#### [Instructions for the task]
Copy each line of the data below exactly, leaving out pictures.

#### [Data excerpt]
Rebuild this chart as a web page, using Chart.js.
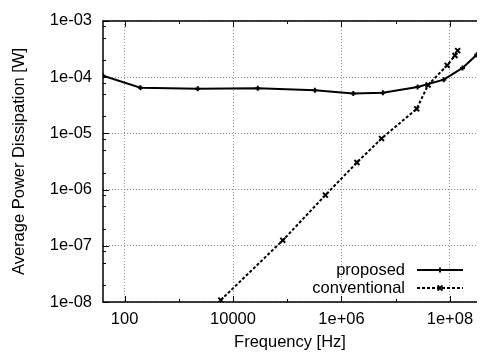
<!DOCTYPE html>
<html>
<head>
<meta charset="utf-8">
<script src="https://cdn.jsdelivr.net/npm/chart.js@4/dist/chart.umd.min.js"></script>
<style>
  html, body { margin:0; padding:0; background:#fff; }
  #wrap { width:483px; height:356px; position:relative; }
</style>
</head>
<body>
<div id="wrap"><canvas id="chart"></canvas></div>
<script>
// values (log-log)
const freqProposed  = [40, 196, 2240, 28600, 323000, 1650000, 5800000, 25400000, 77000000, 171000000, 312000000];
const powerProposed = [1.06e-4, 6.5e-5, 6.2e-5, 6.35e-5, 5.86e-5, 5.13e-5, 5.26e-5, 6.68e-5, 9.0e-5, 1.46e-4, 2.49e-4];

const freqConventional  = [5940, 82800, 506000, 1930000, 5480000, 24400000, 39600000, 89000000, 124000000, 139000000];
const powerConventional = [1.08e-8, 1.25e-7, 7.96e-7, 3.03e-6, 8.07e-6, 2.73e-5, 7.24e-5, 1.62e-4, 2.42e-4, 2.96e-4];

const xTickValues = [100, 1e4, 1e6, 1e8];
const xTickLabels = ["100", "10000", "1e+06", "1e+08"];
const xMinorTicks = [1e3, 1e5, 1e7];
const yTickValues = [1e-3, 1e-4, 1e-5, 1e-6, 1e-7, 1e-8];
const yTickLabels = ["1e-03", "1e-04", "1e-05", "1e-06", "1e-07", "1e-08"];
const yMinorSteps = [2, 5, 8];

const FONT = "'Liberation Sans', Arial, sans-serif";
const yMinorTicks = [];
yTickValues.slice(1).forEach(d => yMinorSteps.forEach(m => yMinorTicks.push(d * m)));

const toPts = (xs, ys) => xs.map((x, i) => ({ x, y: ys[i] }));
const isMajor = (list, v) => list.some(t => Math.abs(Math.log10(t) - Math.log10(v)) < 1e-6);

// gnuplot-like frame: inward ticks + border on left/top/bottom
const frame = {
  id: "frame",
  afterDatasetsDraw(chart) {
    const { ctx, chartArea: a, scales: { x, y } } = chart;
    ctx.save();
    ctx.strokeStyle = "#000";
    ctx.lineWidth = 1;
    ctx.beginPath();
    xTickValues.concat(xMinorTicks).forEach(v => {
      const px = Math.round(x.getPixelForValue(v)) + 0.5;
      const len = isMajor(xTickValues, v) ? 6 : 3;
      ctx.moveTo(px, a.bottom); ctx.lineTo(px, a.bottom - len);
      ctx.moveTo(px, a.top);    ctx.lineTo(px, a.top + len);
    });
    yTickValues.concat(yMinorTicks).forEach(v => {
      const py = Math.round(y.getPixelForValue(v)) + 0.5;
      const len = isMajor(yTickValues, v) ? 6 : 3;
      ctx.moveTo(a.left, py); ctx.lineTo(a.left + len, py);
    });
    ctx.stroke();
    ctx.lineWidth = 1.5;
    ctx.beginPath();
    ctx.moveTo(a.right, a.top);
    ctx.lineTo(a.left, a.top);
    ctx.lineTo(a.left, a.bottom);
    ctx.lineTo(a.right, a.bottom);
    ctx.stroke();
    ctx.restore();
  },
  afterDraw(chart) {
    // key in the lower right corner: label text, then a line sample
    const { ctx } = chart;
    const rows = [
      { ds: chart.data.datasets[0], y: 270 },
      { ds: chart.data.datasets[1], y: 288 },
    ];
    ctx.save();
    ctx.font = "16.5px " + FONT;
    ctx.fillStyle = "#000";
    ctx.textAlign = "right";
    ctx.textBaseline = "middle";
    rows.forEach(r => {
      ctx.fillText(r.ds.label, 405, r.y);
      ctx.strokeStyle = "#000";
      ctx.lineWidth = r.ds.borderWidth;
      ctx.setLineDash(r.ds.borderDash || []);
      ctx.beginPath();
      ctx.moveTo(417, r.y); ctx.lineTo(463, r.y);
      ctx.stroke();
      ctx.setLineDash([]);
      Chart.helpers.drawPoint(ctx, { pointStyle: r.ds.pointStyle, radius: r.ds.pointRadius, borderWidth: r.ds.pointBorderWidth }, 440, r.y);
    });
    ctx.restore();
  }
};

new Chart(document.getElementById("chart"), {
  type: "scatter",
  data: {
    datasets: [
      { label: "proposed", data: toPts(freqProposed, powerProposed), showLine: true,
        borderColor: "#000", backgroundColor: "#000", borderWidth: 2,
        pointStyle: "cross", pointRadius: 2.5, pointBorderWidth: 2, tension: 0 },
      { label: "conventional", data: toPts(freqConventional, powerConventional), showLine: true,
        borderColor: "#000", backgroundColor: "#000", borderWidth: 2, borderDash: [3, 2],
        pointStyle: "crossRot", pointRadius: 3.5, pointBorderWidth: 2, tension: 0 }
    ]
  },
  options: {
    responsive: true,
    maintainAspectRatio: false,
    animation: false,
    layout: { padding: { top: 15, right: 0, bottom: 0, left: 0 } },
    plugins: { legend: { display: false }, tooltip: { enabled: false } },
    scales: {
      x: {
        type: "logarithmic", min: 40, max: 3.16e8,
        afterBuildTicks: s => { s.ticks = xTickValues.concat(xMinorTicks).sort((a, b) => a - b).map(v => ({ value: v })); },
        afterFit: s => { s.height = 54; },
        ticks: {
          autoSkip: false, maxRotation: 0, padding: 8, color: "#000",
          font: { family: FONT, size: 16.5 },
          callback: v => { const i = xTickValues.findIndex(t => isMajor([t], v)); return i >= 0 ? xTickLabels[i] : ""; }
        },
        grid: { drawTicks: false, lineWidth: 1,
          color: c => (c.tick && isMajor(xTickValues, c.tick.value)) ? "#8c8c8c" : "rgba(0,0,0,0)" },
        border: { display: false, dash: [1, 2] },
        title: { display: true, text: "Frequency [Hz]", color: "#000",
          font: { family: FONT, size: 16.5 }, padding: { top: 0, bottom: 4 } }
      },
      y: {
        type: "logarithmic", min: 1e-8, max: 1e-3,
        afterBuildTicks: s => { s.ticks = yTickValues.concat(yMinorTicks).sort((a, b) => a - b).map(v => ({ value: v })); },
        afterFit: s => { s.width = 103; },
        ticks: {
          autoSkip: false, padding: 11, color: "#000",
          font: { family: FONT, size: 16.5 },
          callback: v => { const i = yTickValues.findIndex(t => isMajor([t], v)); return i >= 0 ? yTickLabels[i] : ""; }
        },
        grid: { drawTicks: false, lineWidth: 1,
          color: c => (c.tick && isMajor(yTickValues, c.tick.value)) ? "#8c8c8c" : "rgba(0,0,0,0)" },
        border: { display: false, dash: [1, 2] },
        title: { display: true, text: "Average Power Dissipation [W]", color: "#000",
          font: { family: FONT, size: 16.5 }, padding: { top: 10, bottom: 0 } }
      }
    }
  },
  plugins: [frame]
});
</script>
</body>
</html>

#### [Solved exercise]
Rebuild this chart as a web page, using Chart.js.
<!DOCTYPE html>
<html>
<head>
<meta charset="utf-8">
<script src="https://cdn.jsdelivr.net/npm/chart.js@4/dist/chart.umd.min.js"></script>
<style>
  html, body { margin:0; padding:0; background:#fff; }
  #wrap { width:483px; height:356px; position:relative; }
</style>
</head>
<body>
<div id="wrap"><canvas id="chart"></canvas></div>
<script>
// values (log-log)
const freqProposed  = [40, 196, 2240, 28600, 323000, 1650000, 5800000, 25400000, 77000000, 171000000, 312000000];
const powerProposed = [1.06e-4, 6.5e-5, 6.2e-5, 6.35e-5, 5.86e-5, 5.13e-5, 5.26e-5, 6.68e-5, 9.0e-5, 1.46e-4, 2.49e-4];

const freqConventional  = [5940, 82800, 506000, 1930000, 5480000, 24400000, 39600000, 89000000, 124000000, 139000000];
const powerConventional = [1.08e-8, 1.25e-7, 7.96e-7, 3.03e-6, 8.07e-6, 2.73e-5, 7.24e-5, 1.62e-4, 2.42e-4, 2.96e-4];

const xTickValues = [100, 1e4, 1e6, 1e8];
const xTickLabels = ["100", "10000", "1e+06", "1e+08"];
const xMinorTicks = [1e3, 1e5, 1e7];
const yTickValues = [1e-3, 1e-4, 1e-5, 1e-6, 1e-7, 1e-8];
const yTickLabels = ["1e-03", "1e-04", "1e-05", "1e-06", "1e-07", "1e-08"];
const yMinorSteps = [2, 5, 8];

const FONT = "'Liberation Sans', Arial, sans-serif";
const yMinorTicks = [];
yTickValues.slice(1).forEach(d => yMinorSteps.forEach(m => yMinorTicks.push(d * m)));

const toPts = (xs, ys) => xs.map((x, i) => ({ x, y: ys[i] }));
const isMajor = (list, v) => list.some(t => Math.abs(Math.log10(t) - Math.log10(v)) < 1e-6);

// gnuplot-like frame: inward ticks + border on left/top/bottom
const frame = {
  id: "frame",
  afterDatasetsDraw(chart) {
    const { ctx, chartArea: a, scales: { x, y } } = chart;
    ctx.save();
    ctx.strokeStyle = "#000";
    ctx.lineWidth = 1;
    ctx.beginPath();
    xTickValues.concat(xMinorTicks).forEach(v => {
      const px = Math.round(x.getPixelForValue(v)) + 0.5;
      const len = isMajor(xTickValues, v) ? 6 : 3;
      ctx.moveTo(px, a.bottom); ctx.lineTo(px, a.bottom - len);
      ctx.moveTo(px, a.top);    ctx.lineTo(px, a.top + len);
    });
    yTickValues.concat(yMinorTicks).forEach(v => {
      const py = Math.round(y.getPixelForValue(v)) + 0.5;
      const len = isMajor(yTickValues, v) ? 6 : 3;
      ctx.moveTo(a.left, py); ctx.lineTo(a.left + len, py);
    });
    ctx.stroke();
    ctx.lineWidth = 1.5;
    ctx.beginPath();
    ctx.moveTo(a.right, a.top);
    ctx.lineTo(a.left, a.top);
    ctx.lineTo(a.left, a.bottom);
    ctx.lineTo(a.right, a.bottom);
    ctx.stroke();
    ctx.restore();
  },
  afterDraw(chart) {
    // key in the lower right corner: label text, then a line sample
    const { ctx } = chart;
    const rows = [
      { ds: chart.data.datasets[0], y: 270 },
      { ds: chart.data.datasets[1], y: 288 },
    ];
    ctx.save();
    ctx.font = "16.5px " + FONT;
    ctx.fillStyle = "#000";
    ctx.textAlign = "right";
    ctx.textBaseline = "middle";
    rows.forEach(r => {
      ctx.fillText(r.ds.label, 405, r.y);
      ctx.strokeStyle = "#000";
      ctx.lineWidth = r.ds.borderWidth;
      ctx.setLineDash(r.ds.borderDash || []);
      ctx.beginPath();
      ctx.moveTo(417, r.y); ctx.lineTo(463, r.y);
      ctx.stroke();
      ctx.setLineDash([]);
      Chart.helpers.drawPoint(ctx, { pointStyle: r.ds.pointStyle, radius: r.ds.pointRadius, borderWidth: r.ds.pointBorderWidth }, 440, r.y);
    });
    ctx.restore();
  }
};

new Chart(document.getElementById("chart"), {
  type: "scatter",
  data: {
    datasets: [
      { label: "proposed", data: toPts(freqProposed, powerProposed), showLine: true,
        borderColor: "#000", backgroundColor: "#000", borderWidth: 2,
        pointStyle: "cross", pointRadius: 2.5, pointBorderWidth: 2, tension: 0 },
      { label: "conventional", data: toPts(freqConventional, powerConventional), showLine: true,
        borderColor: "#000", backgroundColor: "#000", borderWidth: 2, borderDash: [3, 2],
        pointStyle: "crossRot", pointRadius: 3.5, pointBorderWidth: 2, tension: 0 }
    ]
  },
  options: {
    responsive: true,
    maintainAspectRatio: false,
    animation: false,
    layout: { padding: { top: 15, right: 0, bottom: 0, left: 0 } },
    plugins: { legend: { display: false }, tooltip: { enabled: false } },
    scales: {
      x: {
        type: "logarithmic", min: 40, max: 3.16e8,
        afterBuildTicks: s => { s.ticks = xTickValues.concat(xMinorTicks).sort((a, b) => a - b).map(v => ({ value: v })); },
        afterFit: s => { s.height = 54; },
        ticks: {
          autoSkip: false, maxRotation: 0, padding: 8, color: "#000",
          font: { family: FONT, size: 16.5 },
          callback: v => { const i = xTickValues.findIndex(t => isMajor([t], v)); return i >= 0 ? xTickLabels[i] : ""; }
        },
        grid: { drawTicks: false, lineWidth: 1,
          color: c => (c.tick && isMajor(xTickValues, c.tick.value)) ? "#8c8c8c" : "rgba(0,0,0,0)" },
        border: { display: false, dash: [1, 2] },
        title: { display: true, text: "Frequency [Hz]", color: "#000",
          font: { family: FONT, size: 16.5 }, padding: { top: 0, bottom: 4 } }
      },
      y: {
        type: "logarithmic", min: 1e-8, max: 1e-3,
        afterBuildTicks: s => { s.ticks = yTickValues.concat(yMinorTicks).sort((a, b) => a - b).map(v => ({ value: v })); },
        afterFit: s => { s.width = 103; },
        ticks: {
          autoSkip: false, padding: 11, color: "#000",
          font: { family: FONT, size: 16.5 },
          callback: v => { const i = yTickValues.findIndex(t => isMajor([t], v)); return i >= 0 ? yTickLabels[i] : ""; }
        },
        grid: { drawTicks: false, lineWidth: 1,
          color: c => (c.tick && isMajor(yTickValues, c.tick.value)) ? "#8c8c8c" : "rgba(0,0,0,0)" },
        border: { display: false, dash: [1, 2] },
        title: { display: true, text: "Average Power Dissipation [W]", color: "#000",
          font: { family: FONT, size: 16.5 }, padding: { top: 10, bottom: 0 } }
      }
    }
  },
  plugins: [frame]
});
</script>
</body>
</html>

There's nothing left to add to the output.